Hatred and prisoners: how not to become the one you are fighting against

One of the most delicate moments is the conversation about hatred. The host’s question is very precise: hatred does not destroy the enemy, it destroys you and strengthens evil. What to do with this?

Rabbi Yakov tells that he has seen prisoners. And he says something that many in war may find unbearable: even in the enemy, he sees a ‘divine soul’. At the same time, he does not romanticize and does not ‘whitewash’: if a person has committed a crime punishable by death, he must be punished. But the moral boundary ‘do not mock’ must still exist. This is not about softness, but about preserving humanity in oneself.

Stories from the front: wounded, laughter on the edge, and ‘slowing down time’

The interview contains many specific episodes. They do not look like fiction — precisely because they sound uneven, with everyday details.

He talks about a fighter who was wounded in the arm and leg, left alone in the cold, bandaged his wounds himself for several days, and then walked for eight hours to the exit. And then he was surprised himself: ‘I felt like I could move mountains’. This is a story not about a ‘superman’, but about how the body sometimes pulls a person beyond the edge of the possible.

He tells about another episode: an officer was wounded, he was losing consciousness, coming to and asking for a cigarette. And next to him, a person who fills out documents is already tired of rewriting reports: ‘he dies, then revives’. And they laugh at this. Funny? No. This is a protective mechanism of the psyche, which cannot live only in horror.

There is also a personal episode: an explosion nearby, the whistle of shrapnel, bricks flying, and suddenly there is a feeling of ‘slowing down time’. He runs and thinks some almost funny thought — ‘if I fall, I’ll be dirty’. Then he takes out his phone and starts filming the ‘mushroom’ of the explosion. This is how the brain works in an extreme situation: the everyday and the deadly mix.

Suicides and despair: what he does when a person ‘goes there’

The interview also raises the heaviest topic — suicides among the military, signs of a dangerous state, what to do if a person starts talking about it.

Rabbi Yakov speaks practically: if a person voices such thoughts — it is already an alarm.

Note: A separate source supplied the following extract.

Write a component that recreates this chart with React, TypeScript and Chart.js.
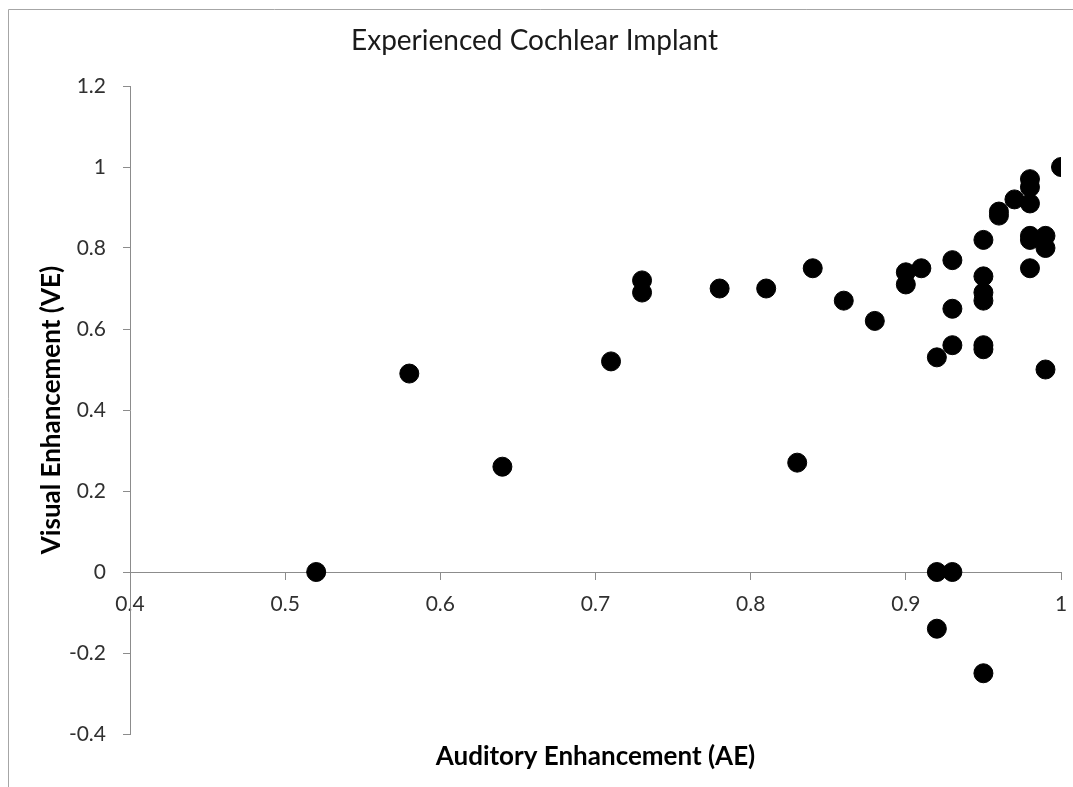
import React, { useEffect, useRef } from "react";
import { Chart, registerables } from "chart.js";

Chart.register(...registerables);

const TITLE = "Experienced Cochlear Implant";
const X_TITLE = "Auditory Enhancement (AE)";
const Y_TITLE = "Visual Enhancement (VE)";

const aeValues = [
  0.52, 0.58, 0.64, 0.71, 0.73, 0.73, 0.78, 0.81, 0.83, 0.84, 0.86, 0.88, 0.9, 0.9,
  0.91, 0.92, 0.92, 0.92, 0.93, 0.93, 0.93, 0.93, 0.95, 0.95, 0.95, 0.95, 0.95, 0.95,
  0.95, 0.96, 0.96, 0.97, 0.98, 0.98, 0.98, 0.98, 0.98, 0.98, 0.99, 0.99, 0.99, 1.0,
];
const veValues = [
  0.0, 0.49, 0.26, 0.52, 0.72, 0.69, 0.7, 0.7, 0.27, 0.75, 0.67, 0.62, 0.74, 0.71,
  0.75, 0.53, 0.0, -0.14, 0.0, 0.77, 0.65, 0.56, 0.82, 0.73, 0.69, 0.67, 0.56, 0.55,
  -0.25, 0.89, 0.88, 0.92, 0.97, 0.95, 0.91, 0.83, 0.82, 0.75, 0.83, 0.8, 0.5, 1.0,
];

const X_MIN = 0.4;
const X_MAX = 1.0;
const X_STEP = 0.1;
const Y_MIN = -0.4;
const Y_MAX = 1.2;
const Y_STEP = 0.2;

const FONT = "Lato, 'Open Sans', sans-serif";
const AXIS_COLOR = "#8c8c8c";
const TICK_TEXT = "#303030";

const fmt = (v: number) => String(Number(Number(v).toFixed(2)));

const framePlugin = {
  id: "frame",
  beforeDraw(chart: any) {
    const ctx = chart.ctx;
    ctx.save();
    ctx.fillStyle = "#ffffff";
    ctx.fillRect(0, 0, chart.width, chart.height);
    ctx.strokeStyle = "#a6a6a6";
    ctx.lineWidth = 1;
    ctx.beginPath();
    ctx.moveTo(8.5, chart.height);
    ctx.lineTo(8.5, 9.5);
    ctx.lineTo(chart.width, 9.5);
    ctx.stroke();
    ctx.restore();
  },
};

export default function App() {
  const ref = useRef<HTMLCanvasElement | null>(null);

  useEffect(() => {
    if (!ref.current) return;
    document.documentElement.style.overflow = "hidden";
    document.body.style.margin = "0";
    const points = aeValues.map((x, i) => ({ x, y: veValues[i] }));
    const chart = new Chart(ref.current, {
      type: "scatter",
      data: {
        datasets: [
          {
            label: "VE vs AE",
            data: points,
            backgroundColor: "#000000",
            borderColor: "#000000",
            borderWidth: 1,
            pointRadius: 9.5,
            pointHoverRadius: 9.5,
          },
        ],
      },
      options: {
        responsive: false,
        maintainAspectRatio: false,
        animation: false,
        devicePixelRatio: 1,
        layout: { autoPadding: false, padding: { left: 8, right: 12, top: 0, bottom: 0 } },
        plugins: {
          legend: { display: false },
          tooltip: { enabled: false },
          title: {
            display: true,
            text: TITLE,
            color: "#1a1a1a",
            font: { family: FONT, size: 28, weight: "normal" },
            padding: { top: 24, bottom: 28.4 },
          },
        },
        scales: {
          x: {
            type: "linear",
            position: { y: 0 },
            min: X_MIN,
            max: X_MAX,
            border: { display: true, color: AXIS_COLOR, width: 1 },
            grid: {
              display: true,
              drawOnChartArea: false,
              drawTicks: true,
              tickLength: 7,
              color: AXIS_COLOR,
            },
            ticks: {
              stepSize: X_STEP,
              color: TICK_TEXT,
              padding: 13,
              maxRotation: 0,
              font: { family: FONT, size: 21 },
              callback: (v: any) => fmt(v),
            },
            afterFit: (scale: any) => {
              scale.paddingLeft = 0;
              scale.paddingRight = 0;
            },
          },
          x2: {
            type: "linear",
            position: "bottom",
            min: X_MIN,
            max: X_MAX,
            border: { display: false },
            grid: { display: false },
            ticks: { display: false },
            title: {
              display: true,
              text: X_TITLE,
              color: "#000000",
              font: { family: FONT, size: 26, weight: "bold" },
              padding: { top: 0, bottom: 14.4 },
            },
            afterFit: (scale: any) => {
              scale.height = 53;
              scale.paddingLeft = 0;
              scale.paddingRight = 0;
            },
          },
          y: {
            type: "linear",
            position: "left",
            min: Y_MIN,
            max: Y_MAX,
            border: { display: true, color: AXIS_COLOR, width: 1 },
            grid: {
              display: true,
              drawOnChartArea: false,
              drawTicks: true,
              tickLength: 7,
              color: AXIS_COLOR,
            },
            ticks: {
              stepSize: Y_STEP,
              color: TICK_TEXT,
              padding: 17,
              font: { family: FONT, size: 21 },
              callback: (v: any) => fmt(v),
            },
            title: {
              display: true,
              text: Y_TITLE,
              color: "#000000",
              font: { family: FONT, size: 26, weight: "bold" },
              padding: { top: 28.4, bottom: 0 },
            },
            afterFit: (scale: any) => {
              scale.width = 122;
            },
          },
        },
      },
      plugins: [framePlugin],
    });
    return () => chart.destroy();
  }, []);

  return (
    <div
      style={{
        position: "fixed",
        left: 0,
        top: 0,
        width: 1073,
        height: 787,
        overflow: "hidden",
      }}
    >
      <canvas
        ref={ref}
        width={1073}
        height={787}
        style={{ display: "block", width: 1073, height: 787 }}
      />
    </div>
  );
}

And he tells a case when he was already leaving, but a conversation with a fighter suddenly fell into hatred for everyone — society, commanders, the world. He stopped, returned, let the person speak out, and then led him to support — to his daughter. Not ‘be ashamed’, not ‘pull yourself together’, but a simple question: what will happen to the child if you do what you are talking about?

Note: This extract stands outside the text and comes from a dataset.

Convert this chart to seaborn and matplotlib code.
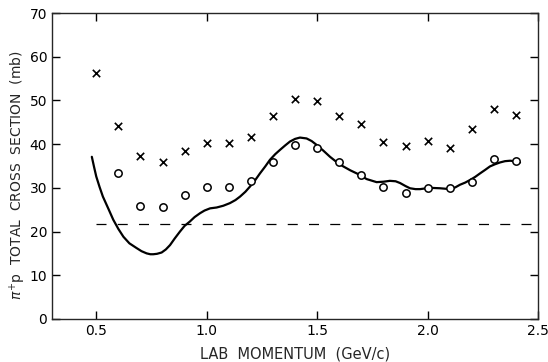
import numpy as np
import pandas as pd
import matplotlib
matplotlib.use("Agg")
import matplotlib.pyplot as plt
import seaborn as sns

# measured points: momentum (GeV/c) and total cross sections (mb)
momentum_x = [0.5, 0.6, 0.7, 0.8, 0.9, 1.0, 1.1, 1.2, 1.3, 1.4,
              1.5, 1.6, 1.7, 1.8, 1.9, 2.0, 2.1, 2.2, 2.3, 2.4]
sigma_x = [56.3, 44.2, 37.3, 35.9, 38.4, 40.3, 40.3, 41.6, 46.4, 50.3,
           49.9, 46.4, 44.6, 40.5, 39.6, 40.7, 39.1, 43.5, 48.0, 46.7]

momentum_o = [0.6, 0.7, 0.8, 0.9, 1.0, 1.1, 1.2, 1.3, 1.4, 1.5,
              1.6, 1.7, 1.8, 1.9, 2.0, 2.1, 2.2, 2.3, 2.4]
sigma_o = [33.4, 25.9, 25.6, 28.4, 30.2, 30.2, 31.6, 35.9, 39.8, 39.1,
           35.9, 33.0, 30.1, 28.8, 30.0, 29.9, 31.4, 36.5, 36.2]

# smooth curve
curve_p = [0.48, 0.49, 0.50, 0.515, 0.53, 0.555, 0.577, 0.60, 0.623, 0.65,
           0.683, 0.705, 0.728, 0.745, 0.758, 0.775, 0.796, 0.815, 0.834, 0.855,
           0.879, 0.90, 0.924, 0.945, 0.970, 0.99, 1.015, 1.045, 1.075, 1.105,
           1.13, 1.151, 1.175, 1.196, 1.22, 1.241, 1.265, 1.286, 1.31, 1.332,
           1.355, 1.377, 1.40, 1.422, 1.452, 1.475, 1.498, 1.528, 1.558, 1.588,
           1.618, 1.65, 1.679, 1.724, 1.769, 1.80, 1.829, 1.855, 1.875, 1.90,
           1.920, 1.945, 1.965, 2.010, 2.056, 2.101, 2.125, 2.146, 2.17, 2.192,
           2.215, 2.237, 2.26, 2.282, 2.305, 2.327, 2.35, 2.373, 2.395, 2.418]
curve_s = [37.1, 34.8, 32.6, 30.2, 28.0, 25.2, 22.7, 20.6, 18.8, 17.3,
           16.2, 15.5, 15.0, 14.8, 14.8, 14.9, 15.2, 15.9, 16.9, 18.4,
           20.0, 21.3, 22.3, 23.3, 24.2, 24.8, 25.3, 25.5, 25.9, 26.5,
           27.2, 28.0, 29.1, 30.3, 31.8, 33.3, 34.9, 36.4, 37.7, 38.7,
           39.7, 40.6, 41.2, 41.5, 41.3, 40.7, 39.8, 38.5, 37.1, 35.9,
           34.9, 34.0, 33.3, 32.0, 31.3, 31.4, 31.6, 31.5, 31.1, 30.4,
           29.9, 29.7, 29.7, 30.0, 29.9, 29.7, 30.1, 30.7, 31.2, 31.8,
           32.5, 33.3, 34.1, 34.9, 35.4, 35.8, 36.1, 36.2, 36.1, 35.8]

level_dashed = 21.7

sns.set_style("ticks")
plt.rcParams.update({
    'font.family': ['DejaVu Sans'],
    'font.size': 10,
    'axes.linewidth': 1.0,
    'xtick.direction': 'in', 'ytick.direction': 'in',
    'xtick.major.size': 6, 'ytick.major.size': 6,
})

fig = plt.figure(figsize=(5.48, 3.62), dpi=100)
ax = fig.add_axes([0.095, 0.119, 0.887, 0.845])

df_x = pd.DataFrame({"p": momentum_x, "sigma": sigma_x})
df_o = pd.DataFrame({"p": momentum_o, "sigma": sigma_o})
df_c = pd.DataFrame({"p": curve_p, "sigma": curve_s})

sns.lineplot(data=df_c, x="p", y="sigma", color="black", linewidth=1.6,
             sort=False, ax=ax, solid_joinstyle="round")
sns.scatterplot(data=df_x, x="p", y="sigma", marker="x", color="black",
                s=28, linewidth=1.2, ax=ax, zorder=3)
sns.scatterplot(data=df_o, x="p", y="sigma", marker="o", facecolor="white",
                edgecolor="black", s=28, linewidth=1.1, ax=ax, zorder=4)

ax.axhline(level_dashed, xmin=(0.5 - 0.3) / 2.2, xmax=1.0, color="black",
           linewidth=0.9, dashes=(8, 9))

ax.set_xlim(0.3, 2.5)
ax.set_ylim(0, 70)
ax.set_xticks([0.5, 1.0, 1.5, 2.0, 2.5])
ax.set_xticklabels(["0.5", "1.0", "1.5", "2.0", "2.5"])
ax.set_yticks(range(0, 71, 10))
ax.tick_params(top=True, right=True, labelsize=10, colors="black", width=1.0)

ax.set_xlabel("LAB  MOMENTUM  (GeV/c)", fontsize=10.5, labelpad=6)
ax.set_ylabel(r"$\pi^{+}$p  TOTAL  CROSS  SECTION  (mb)", fontsize=10)
ax.yaxis.set_label_coords(-0.05, 0.47)

fig.savefig("out.png", dpi=100)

This is an important principle of chaplain work: not to break a person with morality, but to find a thread of meaning that he himself can hold on to.

After the war: why he does not believe in mass ‘where were you’

There is another topic that scares society in advance: the gap between those who fought and those who did not. Will there be aggression later?

Rabbi Yakov confidently says: there will be no mass aggression. The main problem will be with the veterans themselves — inside, in adaptation, in trauma, in how to return to normal life. He recalls the example of Vietnam and says that society needs not to be afraid of the military, but to turn to them: respect, help in integration, normal attitude without labels.

He adds another thought, important for ‘peaceful’: do not rush to condemn — neither others nor yourself. Fear is normal. Justifying yourself is sometimes also part of the path. And even if you do not fight, you can be useful in another form. He gives an example of friends abroad who help the army and thus close the internal need ‘to be part’.

Everyday life and honesty: kashrut, lard, and a very human war

At the end of the interview, there is a piece that unexpectedly makes it as lively as possible: the everyday life of an Orthodox Jew in the army. There are no kosher rations — he carries food with him, a pot, a frying pan. The guys nearby cook solyanka, cut lard, the smell drives you crazy — but you can’t. He jokes, they joke. And in these jokes, an important thing is visible: war does not cancel differences, but can teach to respect differences without aggression.

He also talks about a gift — a book of Psalms of King David with text in Hebrew and an official Ukrainian translation, which is given to the military, and which he presented to various Ukrainian leaders. This is also a detail: he not only ‘talks about faith’, he does specific things that become a symbol of support.

‘A miracle is when you have done everything you could’

The final meaning of the interview is unexpectedly not religious and not military. He talks about a miracle as a result of action. He recalls the story of crossing the sea: the sea parted not when people stood and asked, but when a person went far enough, almost to the limit.

A miracle, in his logic, is the end of a process where you have done everything possible. And then he very harshly adds: if the country does not change, if corruption remains, if people maintain neutrality, if ‘I don’t care’ — it means we have not yet reached the point where the sea should part.

What this video gives to the viewer in Israel

For the Israeli audience, especially for Israelis of Ukrainian origin, the interview hooks for several reasons.

Firstly, it constantly returns to the theme of memory and resilience — the very one on which Israel has built its security and statehood for decades.

Secondly, it shows the war not as a television background, but as human mechanics: fear, laughter, anger, faith, everyday details that keep the psyche afloat.

Thirdly, it asks an uncomfortable question: where is your position? Are you inside the events or are you trying to wait it out until ‘it passes by itself’?

And finally — it reminds that religion in war can be not a set of answers, but a way to keep a person from turning into emptiness.